Бам.
В гараже отца Гарри очень увлекательно –– в разы увлекательнее, чем дома. В гараже отца Гарри можно пить пиво, швырять мяч о стену, трепать за уши хозяйского пса, громко смеяться и устраивать бардак.
Бам.
Отцу Гарри давно уже похуй на этот гараж – несколько проблематично беспокоиться о том, что творит твой сын в твоем убежище, когда ты лежишь на глубине несколько футов под землей.
Возможно, им есть, что обсудить, с отцом Майкла.
Бам.
Короткая стрелка часов близиться к двенадцати (не дня) и, возможно, к дате смерти одного из двойняшек (не Теда). Гарри учтиво интересуется, не надерет ли ему задницу старший брат, будто ему есть дело – или это тонкий намек на то, что кому-то пора уже съебывать в сторону дома.
Мяч пролетает ниже обычного, и вместо приевшегося стука раздается лязганье металлической банки, неудачно оказавшейся на пути траектории полета.
Мамочка будет очень недовольна.
Он неприлично долго смотрит на лежащее тело, смотрящее куда-то в стену, и не понимает, как вот это вот когда-то держало их с Тедом на своих коленях, выдумывая на ходу простые, но достаточно занимающие детей игры, как вот это вот трепало Джозефа по волосам за обедом, заплетало косы девочкам и ругало Бена за употребление «плохих» слов, которые он, конечно, услышал от кого-то из родителей – или от работников лесопилки.
Воспоминания о живой, здравомыслящей матери едва живы – у Майкла в голове там был кто-то другой, способный говорить, улыбаться и, в принципе, обращать внимание на детей.
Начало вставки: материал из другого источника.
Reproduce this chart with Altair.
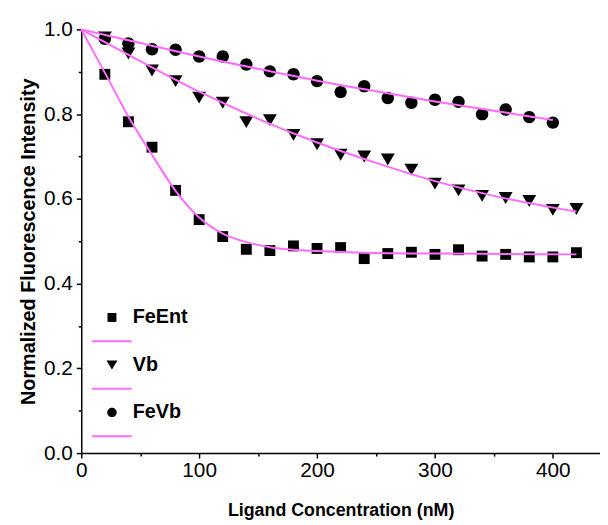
import altair as alt
import pandas as pd

PINK = "#ff6cff"
FONT = "Liberation Sans"

# ---- measured data ----
conc = [20, 40, 60, 80, 100, 120, 140, 160, 180, 200, 220,
        240, 260, 280, 300, 320, 340, 360, 380, 400, 420]
feent = [0.894, 0.782, 0.722, 0.620, 0.551, 0.511, 0.481, 0.478, 0.489, 0.483, 0.485,
         0.459, 0.471, 0.474, 0.469, 0.480, 0.465, 0.469, 0.463, 0.463, 0.473]
vb = [0.981, 0.943, 0.903, 0.878, 0.839, 0.827, 0.781, 0.786, 0.751, 0.729, 0.704,
      0.700, 0.693, 0.669, 0.636, 0.620, 0.607, 0.602, 0.595, 0.574, 0.576]
fevb_conc = [20, 40, 60, 80, 100, 120, 140, 160, 180, 200,
             220, 240, 260, 280, 300, 320, 340, 360, 380, 400]
fevb = [0.978, 0.967, 0.953, 0.952, 0.936, 0.936, 0.917, 0.901, 0.894, 0.878,
        0.852, 0.866, 0.838, 0.827, 0.834, 0.829, 0.800, 0.811, 0.793, 0.780]

# fitted curves
fit_feent_x = [0, 20, 40, 60, 80, 100, 120, 140, 160, 180, 200, 240, 300, 360, 420]
fit_feent_y = [1.0, 0.898, 0.794, 0.704, 0.619, 0.556, 0.518, 0.498, 0.486, 0.480,
               0.477, 0.473, 0.471, 0.470, 0.469]
fit_vb_x = [0, 50, 100, 150, 200, 250, 300, 350, 420]
fit_vb_y = [1.0, 0.925, 0.853, 0.789, 0.733, 0.685, 0.642, 0.607, 0.570]
fit_fevb_x = [0, 50, 100, 150, 200, 250, 300, 350, 400]
fit_fevb_y = [1.0, 0.968, 0.936, 0.907, 0.879, 0.854, 0.830, 0.808, 0.786]

x_major = [0, 100, 200, 300, 400]
x_minor = [50, 150, 250, 350]
y_major = [0.0, 0.2, 0.4, 0.6, 0.8, 1.0]
y_minor = [0.1, 0.3, 0.5, 0.7, 0.9]

legend_keys = ["FeEnt", " ", "Vb", "  ", "FeVb", "   "]

# ---- tables ----
pts = pd.DataFrame({
    "conc": conc + conc + fevb_conc,
    "value": feent + vb + fevb,
    "series": ["FeEnt"] * len(conc) + ["Vb"] * len(conc) + ["FeVb"] * len(fevb_conc),
})
fit = pd.DataFrame({
    "conc": fit_feent_x + fit_vb_x + fit_fevb_x,
    "value": fit_feent_y + fit_vb_y + fit_fevb_y,
    "series": ["FeEnt"] * len(fit_feent_x) + ["Vb"] * len(fit_vb_x) + ["FeVb"] * len(fit_fevb_x),
})
leg = pd.DataFrame({"key": legend_keys})

# ---- marker shapes (unit paths) ----
SQ = "M-1.1,-1.1H1.1V1.1H-1.1Z"
TRI = "M-1.4,-1.2H1.4L0,1.2Z"
CIR = "M-1.25,0A1.25,1.25,0,1,0,1.25,0A1.25,1.25,0,1,0,-1.25,0Z"
SQ_L = "M-0.9,-0.9H0.9V0.9H-0.9Z"
TRI_L = "M-1.1,-0.9H1.1L0,0.9Z"
CIR_L = "M-0.95,0A0.95,0.95,0,1,0,0.95,0A0.95,0.95,0,1,0,-0.95,0Z"
LINE_L = "M-4,0H4"

xs = alt.Scale(domain=[0, 440], nice=False, zero=False)
ys = alt.Scale(domain=[0, 1], nice=False)

major_x = alt.Axis(
    orient="bottom", values=x_major, format="d", grid=False,
    tickSize=5, tickWidth=1.5, tickColor="black",
    domainColor="black", domainWidth=1.5,
    labelFont=FONT, labelFontSize=21, labelColor="black", labelPadding=2,
    labelFlush=False, labelOverlap=False,
    title="Ligand Concentration (nM)", titleFont=FONT, titleFontSize=18,
    titleFontWeight="bold", titleColor="black", titlePadding=21,
)
major_y = alt.Axis(
    orient="left", values=y_major, format=".1f", grid=False,
    tickSize=5, tickWidth=1.5, tickColor="black",
    domainColor="black", domainWidth=1.5,
    labelFont=FONT, labelFontSize=21, labelColor="black", labelPadding=4,
    labelFlush=False, labelOverlap=False,
    title="Normalized Fluorescence Intensity", titleFont=FONT, titleFontSize=20,
    titleFontWeight="bold", titleColor="black", titlePadding=5,
)
minor_x = alt.Axis(orient="bottom", values=x_minor, labels=False, domain=False,
                   grid=False, tickSize=3, tickWidth=1.5, tickColor="black", title=None)
minor_y = alt.Axis(orient="left", values=y_minor, labels=False, domain=False,
                   grid=False, tickSize=3, tickWidth=1.5, tickColor="black", title=None)


def pts_layer(name, shape, axis_x, axis_y):
    return (
        alt.Chart(pts)
        .transform_filter(alt.datum.series == name)
        .mark_point(shape=shape, filled=True, size=100, color="black", opacity=1)
        .encode(
            x=alt.X("conc:Q", scale=xs, axis=axis_x),
            y=alt.Y("value:Q", scale=ys, axis=axis_y),
        )
    )


p1 = pts_layer("FeEnt", SQ, minor_x, minor_y)
p2 = pts_layer("Vb", TRI, None, None)
p3 = pts_layer("FeVb", CIR, None, None)

lines = (
    alt.Chart(fit)
    .mark_line(color=PINK, strokeWidth=2, interpolate="monotone")
    .encode(
        x=alt.X("conc:Q", scale=xs, axis=major_x),
        y=alt.Y("value:Q", scale=ys, axis=major_y),
        detail="series:N",
    )
)

LEG = alt.Legend(
    title=None, orient="none", legendX=21, legendY=281, padding=0,
    labelFont=FONT, labelFontSize=20, labelFontWeight="bold", labelColor="black",
    symbolSize=100, symbolStrokeWidth=2, symbolOpacity=1, rowPadding=4, labelOffset=11,
)

legend_layer = (
    alt.Chart(leg)
    .transform_filter("false")
    .mark_point(opacity=1)
    .encode(
        shape=alt.Shape("key:N", scale=alt.Scale(domain=legend_keys,
                        range=[SQ_L, LINE_L, TRI_L, LINE_L, CIR_L, LINE_L]), legend=LEG),
        fill=alt.Fill("key:N", scale=alt.Scale(domain=legend_keys,
                      range=["black", "transparent", "black", "transparent", "black", "transparent"]),
                      legend=LEG),
        stroke=alt.Stroke("key:N", scale=alt.Scale(domain=legend_keys,
                          range=["transparent", PINK, "transparent", PINK, "transparent", PINK]),
                          legend=LEG),
    )
)

chart = (
    alt.layer(p1, p2, p3, lines, legend_layer)
    .resolve_axis(x="independent", y="independent")
    .properties(
        width=524, height=428,
        autosize=alt.AutoSizeParams(type="none"),
        padding={"left": 74, "top": 19, "right": 0, "bottom": 68},
        background="white",
    )
    .configure_view(stroke=None)
)

chart.save("out.html", embed_options={"renderer": "svg", "actions": False})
Злость уже давно отступила, за ним затихло смирение и уже почти не стыдно за «когда ты уже перестанешь дышать».
– Мам, давай, надо поесть.
Ночью особняк смотрится несколько зловеще – пустые глаза-окна неподвижно смотрят на каждого, оказавшегося за пределами старых, но все еще крепких стен. В детстве они с Тедом фантазировали перед сном о приведениях и ходячих мертвецов, негласно превращая это в соревнование, кто кого напугает сильнее – воображение чаще всего доводило до абсурда и глупого смеха, а потом до нежелания высовывать хоть какую-то часть тела из-под одеяла.
«Не оборачивайся».
Не менее весело было пересказывать все младшим, а потом огребать от старших за то, что никто не желает ложиться спать – а потом всем стало как-то похер. Ну, кроме Джозефа, который разве что во время своего рождения не пытался зачитать лекцию разве что врачу, принимавшего роды.
И то исключительно из-за неумения разговаривать.
Майкл знает, что Джозеф не спит и стоит в одной из черных глазниц, потому курит нарочито медленно, словно вообще никуда не торопиться в этой жизни – впрочем, сложно найти хотя бы одну причину спешить в сторону назидательных длинных речей (ну, или о том, что ты неблагодарная скотина).
Между прочим, не такая уж неблагодарная.
По крайней мере, он думает о пока_еще_не_седых волосах Джо, кидая окурок в урну.
Они почти привыкают, что женщина, когда-то считавшаяся их матерью, стала не более, чем пустой физической оболочкой. Они говорят при ней так, будто её нет. Они живут так, словно каждый день кто-то из них должен идти ухаживать за неизвестной им жительницей – вечной жительницей – комнаты на верхнем этаже.
Майкл убеждает себя, что не о чем волноваться, и тут же передергивает плечами – какая глупость, разве это может причинить ему…
Вскрик застревает в горле, когда высушенные пальцы сжимают его запястье, неосторожно оказавшееся рядом с её ладонью.
Мгновение спустя что хватка, что болезненные ощущения исчезают – чего не скажешь про бешено колотящееся сердце и плотно засевшую мысль оставить мать подыхать тут с голоду.
(Если накрыть её лицо подушкой…)
– Если ты хочешь в очередной раз рассказать мне, какой я ублюдок, давай утром.
Майкл хочет пройти мимо Джо в их с Тедом спальню, но в последний момент передумывает. В конце концов, братец уже пожертвовал парой часов сна, чтобы уделить целые пять минут объяснениям, как Майкл не прав и как Майкл в очередной раз лишается карманных денег.